Several rounds of negotiations between Kiev and Moscow have taken place in person and by videoconference since the Russian invasion of Ukraine launched on February 24. The fourth opened on Monday at the level of delegations negotiating remotely.
New humanitarian exit routes agreed
Ukraine's Deputy Prime Minister Iryna Vereshchuk announced Saturday that 10 humanitarian corridors have been agreed with the Russians.
They include a corridor from the besieged port city of Mariupol on the Black Sea coast, several in the Kyiv region and several more in the Luhansk region.
She also announced plans to deliver humanitarian aid to the city of Kherson, which is currently under control of the Russian forces.
President Zelenskyy said overnight that Russian forces are blockading the largest cities with the goal of creating such miserable conditions that Ukrainians will cooperate. He said the Russians are preventing supplies from reaching surrounded cities in central and southeastern Ukraine.
Satellite images on Friday from Maxar Technologies showed a long line of cars leaving Mariupol as people tried to evacuate.
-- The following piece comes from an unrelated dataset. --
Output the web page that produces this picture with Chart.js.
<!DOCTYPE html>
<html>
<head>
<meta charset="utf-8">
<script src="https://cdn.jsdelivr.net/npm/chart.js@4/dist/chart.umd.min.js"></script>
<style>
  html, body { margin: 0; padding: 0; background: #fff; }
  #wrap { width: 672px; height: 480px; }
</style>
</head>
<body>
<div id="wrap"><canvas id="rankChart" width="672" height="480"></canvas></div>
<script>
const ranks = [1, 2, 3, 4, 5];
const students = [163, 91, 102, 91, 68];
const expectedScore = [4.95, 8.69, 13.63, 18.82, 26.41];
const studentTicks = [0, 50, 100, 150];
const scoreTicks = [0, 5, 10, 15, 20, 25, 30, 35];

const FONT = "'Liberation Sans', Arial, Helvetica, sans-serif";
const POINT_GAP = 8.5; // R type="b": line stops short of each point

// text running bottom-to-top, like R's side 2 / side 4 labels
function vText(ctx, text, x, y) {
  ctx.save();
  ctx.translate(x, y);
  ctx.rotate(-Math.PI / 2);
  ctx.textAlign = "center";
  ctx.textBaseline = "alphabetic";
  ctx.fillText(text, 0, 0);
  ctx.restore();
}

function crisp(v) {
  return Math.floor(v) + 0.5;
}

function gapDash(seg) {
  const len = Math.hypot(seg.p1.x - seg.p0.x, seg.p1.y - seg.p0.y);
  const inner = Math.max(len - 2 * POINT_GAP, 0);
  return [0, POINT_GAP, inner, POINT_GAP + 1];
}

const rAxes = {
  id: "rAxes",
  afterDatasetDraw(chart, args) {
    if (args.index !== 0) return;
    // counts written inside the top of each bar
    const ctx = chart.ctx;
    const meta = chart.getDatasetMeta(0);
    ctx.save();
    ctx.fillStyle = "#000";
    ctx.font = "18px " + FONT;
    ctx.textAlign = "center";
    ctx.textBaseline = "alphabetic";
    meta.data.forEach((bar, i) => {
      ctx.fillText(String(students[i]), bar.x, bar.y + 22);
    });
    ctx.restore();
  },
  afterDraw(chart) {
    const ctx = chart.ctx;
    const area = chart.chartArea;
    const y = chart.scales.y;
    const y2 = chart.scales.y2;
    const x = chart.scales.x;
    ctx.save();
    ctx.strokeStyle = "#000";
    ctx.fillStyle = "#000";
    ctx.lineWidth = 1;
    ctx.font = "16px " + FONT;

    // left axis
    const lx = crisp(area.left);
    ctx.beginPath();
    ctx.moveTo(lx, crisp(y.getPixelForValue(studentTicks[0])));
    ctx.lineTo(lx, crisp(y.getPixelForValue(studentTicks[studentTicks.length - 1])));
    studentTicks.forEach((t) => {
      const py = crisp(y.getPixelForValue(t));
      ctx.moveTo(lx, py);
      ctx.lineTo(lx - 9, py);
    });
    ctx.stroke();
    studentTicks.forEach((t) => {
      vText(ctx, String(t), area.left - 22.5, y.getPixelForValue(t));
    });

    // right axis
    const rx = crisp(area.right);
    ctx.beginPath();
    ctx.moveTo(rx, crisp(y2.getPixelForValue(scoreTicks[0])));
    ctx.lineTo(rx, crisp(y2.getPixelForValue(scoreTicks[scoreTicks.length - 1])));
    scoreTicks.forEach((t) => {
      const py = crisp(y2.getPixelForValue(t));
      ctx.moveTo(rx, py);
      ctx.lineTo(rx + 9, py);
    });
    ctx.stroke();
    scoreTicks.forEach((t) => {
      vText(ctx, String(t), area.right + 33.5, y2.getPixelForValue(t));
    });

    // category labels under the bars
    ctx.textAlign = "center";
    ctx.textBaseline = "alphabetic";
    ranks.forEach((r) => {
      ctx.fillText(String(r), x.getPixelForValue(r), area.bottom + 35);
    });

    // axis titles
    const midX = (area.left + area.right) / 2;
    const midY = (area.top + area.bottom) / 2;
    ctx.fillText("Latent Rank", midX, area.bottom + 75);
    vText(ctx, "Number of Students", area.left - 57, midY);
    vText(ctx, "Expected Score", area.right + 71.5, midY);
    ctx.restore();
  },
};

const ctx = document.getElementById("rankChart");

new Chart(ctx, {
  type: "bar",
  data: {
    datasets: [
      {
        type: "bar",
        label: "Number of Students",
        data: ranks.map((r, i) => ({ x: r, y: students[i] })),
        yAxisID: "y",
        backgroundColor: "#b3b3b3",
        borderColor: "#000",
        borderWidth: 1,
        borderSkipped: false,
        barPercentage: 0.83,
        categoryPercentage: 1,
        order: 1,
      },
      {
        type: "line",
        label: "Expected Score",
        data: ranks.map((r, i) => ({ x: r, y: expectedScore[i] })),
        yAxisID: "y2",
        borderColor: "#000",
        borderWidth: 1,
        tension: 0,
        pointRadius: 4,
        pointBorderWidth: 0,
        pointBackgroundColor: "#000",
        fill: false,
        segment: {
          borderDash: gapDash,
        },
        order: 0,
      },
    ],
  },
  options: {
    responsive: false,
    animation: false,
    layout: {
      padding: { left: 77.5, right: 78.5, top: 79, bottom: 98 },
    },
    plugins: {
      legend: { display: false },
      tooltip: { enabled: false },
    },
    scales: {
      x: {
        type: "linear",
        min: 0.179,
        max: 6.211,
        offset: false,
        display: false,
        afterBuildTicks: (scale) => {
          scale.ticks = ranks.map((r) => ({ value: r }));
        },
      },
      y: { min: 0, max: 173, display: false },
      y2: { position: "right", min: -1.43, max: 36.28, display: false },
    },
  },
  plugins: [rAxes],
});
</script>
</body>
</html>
Zelenskyy said more than 9,000 people were able to leave the city in the past day.
Russian military says it used hypersonic weapons in Ukraine
The Russian military reported Saturday that it has used its latest hypersonic missile for the first time in combat.
A spokesman for the Russian Defense Ministry, Major General Igor Konashenkov, said Kinzhal missiles destroyed an underground warehouse storing Ukrainian missiles and aviation ammunition in the western Ivano-Frankivsk region of Ukraine.
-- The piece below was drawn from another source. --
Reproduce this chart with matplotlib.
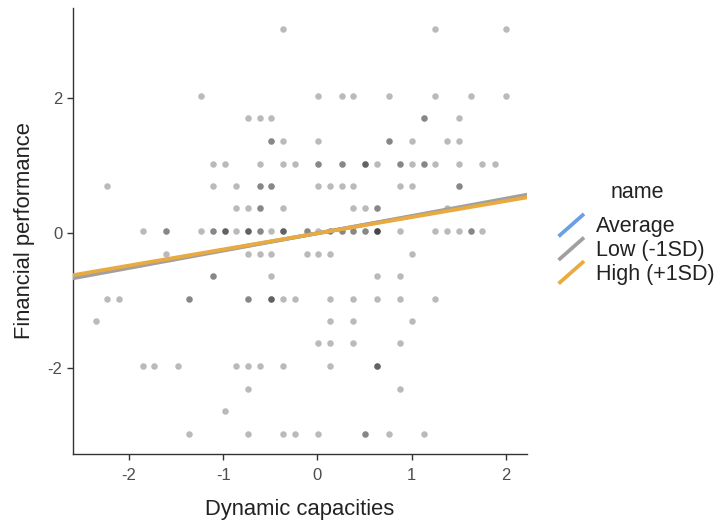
import numpy as np
import matplotlib.pyplot as plt
from matplotlib.lines import Line2D
from matplotlib.legend_handler import HandlerBase

plt.rcParams['font.family'] = ['Liberation Sans', 'DejaVu Sans']
plt.rcParams['axes.unicode_minus'] = False

# financial performance levels (rows) and dynamic capacities values on each row
fp_levels = [3.03, 2.03, 1.70, 1.37, 1.03, 0.70, 0.37, 0.03, -0.30, -0.63,
             -0.97, -1.30, -1.63, -1.97, -2.30, -2.63, -2.97]
dc_by_level = [
    [-0.36, 1.25, 2.00],
    [-1.23, 0.01, 0.26, 0.38, 0.76, 1.25, 1.63, 2.00],
    [-0.74, -0.61, -0.49, 1.13, 1.13, 1.50],
    [-0.49, -0.49, -0.36, 0.01, 0.76, 0.76, 1.00, 1.38, 1.50],
    [-1.11, -0.98, -0.61, -0.36, -0.24, 0.01, 0.01, 0.26, 0.26, 0.51, 0.51, 0.51,
     0.63, 0.88, 0.88, 1.00, 1.13, 1.13, 1.25, 1.50, 1.75, 1.88],
    [-2.23, -1.11, -0.86, -0.61, -0.61, -0.49, -0.49, 0.01, 0.13, 0.26, 0.38,
     0.88, 1.00, 1.50, 1.50],
    [-0.86, -0.74, -0.61, -0.61, -0.36, 0.38, 0.51, 0.63, 0.63, 1.38],
    [-1.85, -1.61, -1.61, -1.23, -1.11, -1.11, -0.98, -0.98, -0.98, -0.86, -0.74,
     -0.74, -0.74, -0.61, -0.61, -0.49, -0.36, -0.36, -0.36, -0.11, -0.11, 0.01,
     0.13, 0.13, 0.26, 0.26, 0.38, 0.38, 0.51, 0.51, 0.63, 0.63, 0.63, 0.63, 0.88,
     1.25, 1.38, 1.50, 1.63, 1.63, 1.75],
    [-1.61, -0.74, -0.61, -0.49, -0.11, 0.01, 0.13, 1.00],
    [-1.11, -1.11, -0.49, 0.63, 0.88],
    [-2.23, -2.10, -1.36, -1.36, -0.74, -0.74, -0.49, -0.49, -0.49, -0.36, -0.24,
     0.13, 0.38, 0.63, 0.88, 1.25],
    [-2.35, 0.13, 0.38, 1.00],
    [0.01, 0.13, 0.38, 0.88],
    [-1.85, -1.73, -1.48, -0.86, -0.74, -0.61, -0.36, 0.13, 0.63, 0.63, 0.63],
    [-0.74, 0.88],
    [-0.98],
    [-1.36, -0.74, -0.36, -0.24, 0.01, 0.51, 0.51, 0.76, 1.13],
]

# simple slopes
line_names = ['Average', 'Low (-1SD)', 'High (+1SD)']
line_slopes = [0.248, 0.257, 0.239]
line_intercepts = [0.0, 0.0, 0.0]
line_colors = ['#6A9FE5', '#A0A0A0', '#E9AB3F']

x_pts = []
y_pts = []
for lvl, xs in zip(fp_levels, dc_by_level):
    x_pts += xs
    y_pts += [lvl] * len(xs)
x_pts = np.array(x_pts)
y_pts = np.array(y_pts)


class DiagHandler(HandlerBase):
    def create_artists(self, legend, orig_handle, xdescent, ydescent,
                       width, height, fontsize, trans):
        ln = Line2D([-xdescent, -xdescent + width], [-ydescent, -ydescent + height],
                    color=orig_handle.get_color(), lw=orig_handle.get_linewidth(),
                    transform=trans)
        return [ln]


fig = plt.figure(figsize=(7.18, 5.22), dpi=100)
ax = fig.add_axes([0.1017, 0.131, 0.632, 0.854])

ax.scatter(x_pts, y_pts, s=22, color='black', alpha=0.27, linewidths=0, zorder=2)

handles = []
for name, m, b, c in zip(line_names, line_slopes, line_intercepts, line_colors):
    ln = ax.axline((0, b), slope=m, color=c, lw=2.7, zorder=3, label=name)
    handles.append(ln)

ax.set_xlim(-2.593, 2.222)
ax.set_ylim(-3.262, 3.338)
ax.set_xticks([-2, -1, 0, 1, 2])
ax.set_yticks([-2, 0, 2])

for side in ['top', 'right']:
    ax.spines[side].set_visible(False)
for side in ['left', 'bottom']:
    ax.spines[side].set_color('#333333')
    ax.spines[side].set_linewidth(1.0)
ax.tick_params(length=4, width=1.0, color='#333333', labelcolor='#4D4D4D', labelsize=12)
ax.tick_params(axis='x', pad=6)

ax.set_xlabel('Dynamic capacities', fontsize=15.8, color='#222222', labelpad=12)
ax.set_ylabel('Financial performance', fontsize=15.8, color='#222222', labelpad=9)

leg = fig.legend(handles=handles, labels=line_names, title='name',
                 handler_map={Line2D: DiagHandler()},
                 loc='upper left', bbox_to_anchor=(560 / 718, 0.652),
                 frameon=False, fontsize=15.5, title_fontsize=15.5,
                 handlelength=1.05, handleheight=1.05, labelspacing=0.06,
                 handletextpad=0.6, borderpad=0, borderaxespad=0)
leg._legend_box.sep = 9
for t in leg.get_texts():
    t.set_color('#222222')
leg.get_title().set_color('#222222')

plt.savefig('out.png', dpi=100)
Russia had never previously reported the use of this ballistic missile in the two conflicts where it is belligerent, Ukraine and Syria, although it has been deployed many times in exercises since the first successful test in 2018.
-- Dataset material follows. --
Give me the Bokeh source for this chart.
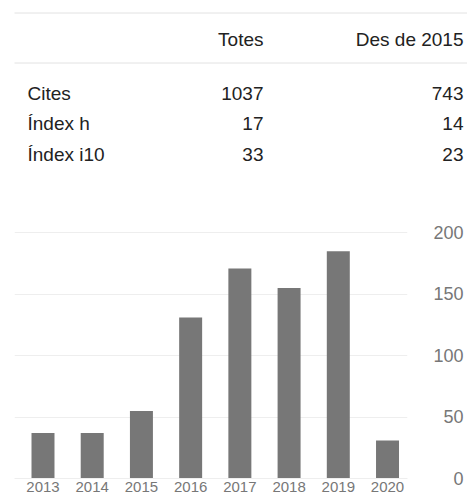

Konashenkov said Russian forces also used the anti-ship Bastion missile system to strike Ukrainian military facilities near the Black Sea port of Odesa.
UK military: Kremlin 'failing' its objectives
In its latest military intelligence update on Ukraine, the British Ministry of Defence says the Kremlin has so far failed to achieve any of its objectives from the invasion.
Posting online early Saturday morning, the MoD said Russia has been "surprised by the scale and ferocity of Ukrainian resistance".
The ministry says Russian forces are now "pursuing a strategy of attrition" which is "likely to involve the indiscriminate use of firepower" against civilian casualties and destruction of Ukrainian infrastructure.
Read their full thread here:
Zelenskyy calls for peace talks and demands "territorial integrity" is restored.
Ukrainian President Volodymyr Zelenskyy has called for comprehensive peace talks with Moscow to stop its invasion of his homeland, without delay. In a late night video message, he said if the war continued, Russia would take generations to recover from its losses.
"I want everyone to hear me now, especially in Moscow. The time has come for a meeting, it is time to talk," he said early on Saturday. "The time has come to restore territorial integrity and justice for Ukraine. Otherwise, Russia's losses will be such that it will take you several generations to recover."
Zelenskyy accused Russian forces of blockading Ukraine's largest cities to create a “humanitarian catastrophe” with the aim of persuading Ukrainians to cooperate with them. He said Russians were preventing supplies from reaching surrounded cities in the centre and southeast of the country.
“This is a totally deliberate tactic,” Zelenskyy said in his nighttime video address to the nation, filmed outside in Kyiv, with the presidential office in the lamplight behind him.
Zelenskyy also said more than 130 survivors have been rescued from the rubble of a theatre in Mariupol, which Ukrainian authorities have accused Moscow of "knowingly" bombing on Wednesday. The president said more than 1,000 people had taken shelter there. There was no confirmation of the number of possible deaths, and rescue efforts were continuing.